Tekstil patronları bu iş kolunu tüm sermaye sınıfı için bir laboratuvar alanı olarak kullanmış, çalışma yaşamındaki kuralsızlıkları en çok buralarda hayata geçirmiş, bunun yaygınlaşmasına vesile olmuşlardır. Sermaye hükümetleri de kölece çalışma koşullarının yasal zeminini hazırlamışlardır. AKP de kendinden önceki sermaye hükümetlerinin bıraktığı yerden devraldığı kapitalistlere hizmet hareketini sürdürmüş ve sürdürmeye devam etmektedir.

Ancak unutulmayacak kadar önemi olan bir başka gerçek ise milyonu geçen sayıları ile tekstil işçileri, işçi sınıfının oldukça önemli bir bölüğünü oluşturmasıdır. Sermaye sınıfına ihracatta ve iç piyasada kazandırdıklarının yanı sıra sayısal çoğunluğu, ülkenin bir ucundan diğer ucuna yaygınlığıyla, kadın işçilerin de çokluğuyla kadın sorununun sınıfsal karakterini daha belirgin hale getirmesiyle, yine kadın erkek işçilerin bir arada olmasının yarattığı avantajla sınıf mücadelesinin oldukça önemli bir mevziisidir. Türk ve Kürt işçilerinin bir arada çalışıyor olması ise “işçilerin birliği halkların kardeşliği” şiarının bu sınıfsal zeminde hayat bulmasına imkân tanımaktadır. Bu kardeşliğe Suriyeli tekstil işçileri de katılmışlardır.

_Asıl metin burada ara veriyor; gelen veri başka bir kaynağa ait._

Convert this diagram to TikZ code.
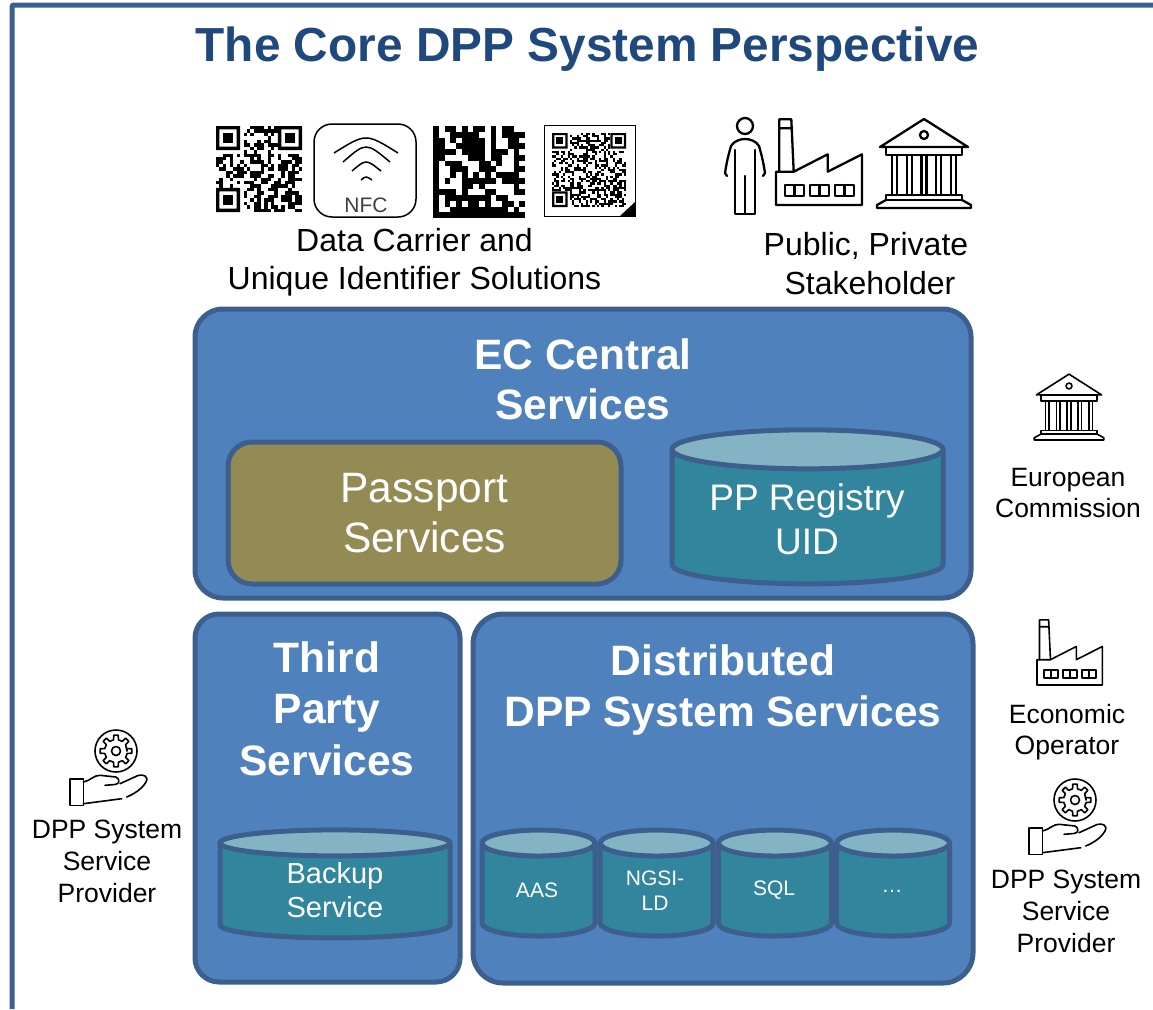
\documentclass[tikz,border=0pt]{standalone}
\usepackage{fontspec}
\setmainfont{Liberation Sans}
\usetikzlibrary{positioning,shapes.geometric}
\definecolor{framecol}{HTML}{3B6090}
\definecolor{titlecol}{HTML}{1F497D}
\definecolor{boxcol}{HTML}{4F81BD}
\definecolor{edgecol}{HTML}{3C5F8E}
\definecolor{passcol}{HTML}{948A54}
\definecolor{cylcol}{HTML}{31859C}
\definecolor{topcol}{HTML}{84B4C4}
\newcommand{\fsz}[2]{\fontsize{#1}{#2}\selectfont}
\newcommand{\qrcode}[5]{% x, y, size, modules, seed
    \begin{scope}[shift={(#1,#2)},x=#3pt/#4,y=-#3pt/#4]
        \pgfmathsetseed{#5}
        \foreach \i in {1,...,#4} {
            \foreach \j in {1,...,#4} {
                \pgfmathrandominteger{\bit}{0}{1}
                \ifnum\bit=1 \fill (\i-1,\j-1) rectangle (\i,\j); \fi
            }
        }
        \foreach \u/\v in {0/0,#4-7/0,0/#4-7} {
            \fill[white] (\u,\v) rectangle ++(8,8);
            \fill[even odd rule] (\u,\v) rectangle ++(7,7) (\u+1,\v+1) rectangle ++(5,5);
            \fill (\u+2,\v+2) rectangle ++(3,3);
        }
    \end{scope}
}
\tikzset{
    panel/.style={draw=edgecol,fill=boxcol,line width=5pt,rounded corners=#1,inner sep=0pt},
    panel/.default=26pt,
    tank/.style n args={3}{cylinder,shape border rotate=90,draw=edgecol,line width=5pt,inner sep=1pt,
        minimum width=#1,minimum height=#2,shape aspect=#3,cylinder uses custom fill,
        cylinder body fill=cylcol,cylinder end fill=topcol},
    tanktext/.style={text=white,align=center,inner sep=0pt,font=#1},
    heading/.style={text=white,align=center,inner sep=0pt,font=\bfseries\fsz{42.5}{51.5}},
    caption/.style={align=center,inner sep=0pt,font=\fsz{26.5}{32}},
    bigcaption/.style={align=center,inner sep=0pt,font=\fsz{32}{38.5}},
    icon/.style={line width=#1,line cap=round,line join=round},
    icon/.default=2.3pt,
    factory/.pic={
        \draw (3.3,-33.3) -- (3.3,-85.7) -- (15.3,-85.7) -- (17.7,-33.3)
              (3.6,-76.7) -- (15,-76.7);
        \draw (0,-33.3) -- (17.7,-33.3) -- (51.7,-50.7) -- (51.7,-33.3) -- (86,-50.7) -- (86,0) -- (0,0) -- cycle;
        \foreach \wx in {9.3,34.3,59.3} {
            \draw (\wx,-9.3) rectangle ++(18.4,-10.7) (\wx+9.2,-9.3) -- ++(0,-10.7);
        }
    },
    temple/.pic={
        \draw (-44,-61) -- (0,-89) -- (44,-61) -- cycle;
        \draw (0,-73) circle (4);
        \draw (-38,-61) rectangle (38,-53);
        \foreach \cx in {-29.5,-14.5,0,14.5,29.5} {
            \draw (\cx-2.5,-53) -- (\cx-2.5,-13) (\cx+2.5,-53) -- (\cx+2.5,-13);
        }
        \draw (-38,-13) rectangle (38,-8);
        \draw (-38,-8) -- (-47,-3) -- (-47,0) -- (47,0) -- (47,-3) -- (38,-8);
    },
    person/.pic={
        \draw (0,-89) circle (8);
        \draw (-10,-38) -- (-10,-65) (10,-38) -- (10,-65);
        \draw (-18,-39) -- (-20,-42) .. controls (-18,-55) and (-16,-62) .. (-14,-69)
              .. controls (-11,-74) and (-5,-76) .. (0,-76)
              .. controls (5,-76) and (11,-74) .. (14,-69)
              .. controls (16,-62) and (18,-55) .. (20,-42) -- (18,-39);
        \draw (-10,-39) -- (-10,-1) -- (10,-1) -- (10,-39) (0,-39) -- (0,-1);
    },
    gearhand/.pic={
        \draw (0,0) circle (21);
        \draw (0:11) \foreach \ga in {0,45,...,315} { -- (\ga-12:11.5) -- (\ga-8:16) -- (\ga+8:16) -- (\ga+12:11.5) } -- cycle;
        \draw (0,0) circle (4.5);
        \draw (-32.7,27.7) -- (-46,27.7) -- (-46,54.3) -- (-32.7,54.3) -- (-32.7,27.7);
        \draw (-32.7,31) .. controls (-26,30) and (-22,24) .. (-16,24.3)
              -- (0,26) .. controls (4,28) and (4,33) .. (-1,33.5) -- (-11,34.3);
        \draw (4,32.7) -- (22,24.5) .. controls (27,23) and (33,25) .. (30,31)
              .. controls (26,38) and (18,43) .. (10.7,46);
        \draw (5.7,47.7) -- (-32.7,52.7);
    }
}
\begin{document}
\begin{tikzpicture}[x=1pt,y=-1pt]
    \useasboundingbox (0,0) rectangle (1153,1009);
    \coordinate (frame_bl) at (12,1009);
    \coordinate (frame_tl) at (12,5);
    \coordinate (frame_tr) at (1153,5);
    \draw[framecol,line width=5pt,rounded corners=2pt] (frame_bl) -- (frame_tl) -- (frame_tr);
    \node[titlecol,inner sep=0pt,font=\bfseries\fsz{47.8}{56}] (title) at (587.5,49) {The Core DPP System Perspective};

    % carriers
    \qrcode{216}{126}{86}{25}{11}
    \draw[line width=1.5pt,rounded corners=18pt] (314,124) rectangle (416,217);
    \draw[line width=1.5pt] (334,153) .. controls (366,133) .. (398,153);
    \draw[line width=1.5pt] (343,162) .. controls (366,142) .. (390,162);
    \draw[line width=1.5pt] (352,171) .. controls (366,159) .. (381,171);
    \draw[line width=1.5pt] (361,180) .. controls (366,176) .. (372,180);
    \node[inner sep=0pt,text=black!75,font=\fsz{21}{23}] (nfc) at (366,205) {NFC};
    \begin{scope}[shift={(433,126)},x=5.75pt,y=-5.75pt]
        \foreach \row/\cols in {
            0/{0,2,3,5,7,8,10,12,13},
            1/{0,3,4,5,6,7,10,12,13,14,15},
            2/{0,1,3,5,6,7,8,10,13,14},
            3/{0,1,4,5,6,7,8,10,13,14,15},
            4/{0,1,2,3,5,6,7,8,10,11,12,14},
            5/{0,1,6,7,8,10,11,14,15},
            6/{0,2,3,4,8,9,11,14},
            7/{0,3,4,5,8,9,10,14,15},
            8/{0,3,5,7,9,11,12,13,14},
            9/{0,2,5,6,7,8,9,10,12,13,14,15},
            10/{0,5,6,8,14},
            11/{0,1,2,3,5,9,10,14,15},
            12/{0,2,3,4,5,6,7,8,9,11,12},
            13/{0,2,4,6,7,9,12,13,15},
            14/{0,3,4,5,6,7,8,9,10,11,12,14},
            15/{0,1,2,3,4,5,6,7,8,9,10,11,12,13,14,15}} {
            \foreach \col in \cols {
                \fill (\col,\row) rectangle ++(1.02,1.02);
            }
        }
    \end{scope}
    \draw[line width=1pt] (544,125) rectangle (635,216);
    \qrcode{552}{133}{74}{33}{5}
    \fill (620,216) -- (635,216) -- (635,202) -- cycle;
    \node[bigcaption] (carrier_txt) at (414.5,262) {Data Carrier and\\Unique Identifier Solutions};

    % stakeholders
    \pic[icon] at (745,215) {person};
    \pic[icon] at (776,205) {factory};
    \pic[icon] at (924,208) {temple};
    \node[bigcaption] (public_txt) at (868,263.5) {Public, Private\hspace*{4pt}\\\hspace*{4pt}Stakeholder};

    % central services
    \node[panel=28pt,minimum width=776pt,minimum height=289pt] (ec) at (583,453.5) {};
    \node[heading,font=\bfseries\fsz{42.5}{50}] (ec_txt) at (583,379.5) {EC Central\\Services};
    \node[panel=24pt,fill=passcol,minimum width=393pt,minimum height=142pt,text=white,align=center,font=\fsz{42.5}{50}] (passport) at (424.5,513) {Passport\\Services};
    \node[tank={271pt}{154pt}{19.5}] (registry) at (807.5,519) {};
    \node[tanktext=\fsz{37}{44}] (registry_txt) at (807,519) {PP Registry\\UID};

    % third party
    \node[panel=24pt,minimum width=265pt,minimum height=368pt] (third) at (327.5,798) {};
    \node[heading] (third_txt) at (327,708.5) {Third\\Party\\Services};
    \node[tank={230pt}{108pt}{13}] (backup) at (335,892.5) {};
    \node[tanktext=\fsz{29}{34}] (backup_txt) at (335,890) {Backup\\Service};

    % distributed
    \node[panel=30pt,minimum width=500pt,minimum height=369pt] (dist) at (723,798.5) {};
    \node[heading] (dist_txt) at (723,690) {Distributed\\DPP System Services};
    \begin{scope}[on grid,node distance=118.2pt]
        \node[tank={113pt}{106pt}{13}] (aas) at (538.5,892) {};
        \node[tank={113pt}{106pt}{13}] (ngsi) [right=of aas] {};
        \node[tank={113pt}{106pt}{13}] (sql) [right=of ngsi] {};
        \node[tank={113pt}{106pt}{13}] (more) [right=of sql] {};
    \end{scope}
    \node[tanktext=\fsz{21}{25}] (aas_txt) at (537,890) {AAS};
    \node[tanktext=\fsz{21}{25}] (ngsi_txt) at (655,890.5) {NGSI-\\LD};
    \node[tanktext=\fsz{21}{25}] (sql_txt) at (774,890) {SQL};
    \node[tanktext=\fsz{21}{25}] (more_txt) at (892,891) {…};

    % roles
    \pic[icon=1.6pt,scale=.74] at (1069,440) {temple};
    \node[caption,font=\fsz{26.5}{31}] (eu_txt) at (1068,493.5) {European\\Commission};
    \pic[icon=1.6pt,scale=.76] at (1037,685) {factory};
    \node[caption,font=\fsz{26.5}{31}] (eo_txt) at (1067,732.5) {Economic\\Operator};
    \pic[icon=1.6pt] at (116,751) {gearhand};
    \node[caption] (prov_l) at (107,861) {DPP System\\Service\\Provider};
    \pic[icon=1.6pt] at (1075,800) {gearhand};
    \node[caption] (prov_r) at (1066,911) {DPP System\\Service\\Provider};
\end{tikzpicture}
\end{document}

Ve son olarak eklemek gerekir ki, tekstil işçileri her ne kadar örgütsüz olsalar da eylemsel olarak da sınıfın en hareketli kesimleri arasındadır. Hem de başarısız örgütlenme girişimlerine, işten atılmalara rağmen. Uluslararası işçi hareketine 8 Mart’ları armağan eden tekstil işçileri bu ülkede de Kavel’den bu yana en ileri eylem biçimi olan “işgal, grev, direniş” mücadelesini yine bir tekstil fabrikası olan Greif’ta hayata geçirmişlerdir.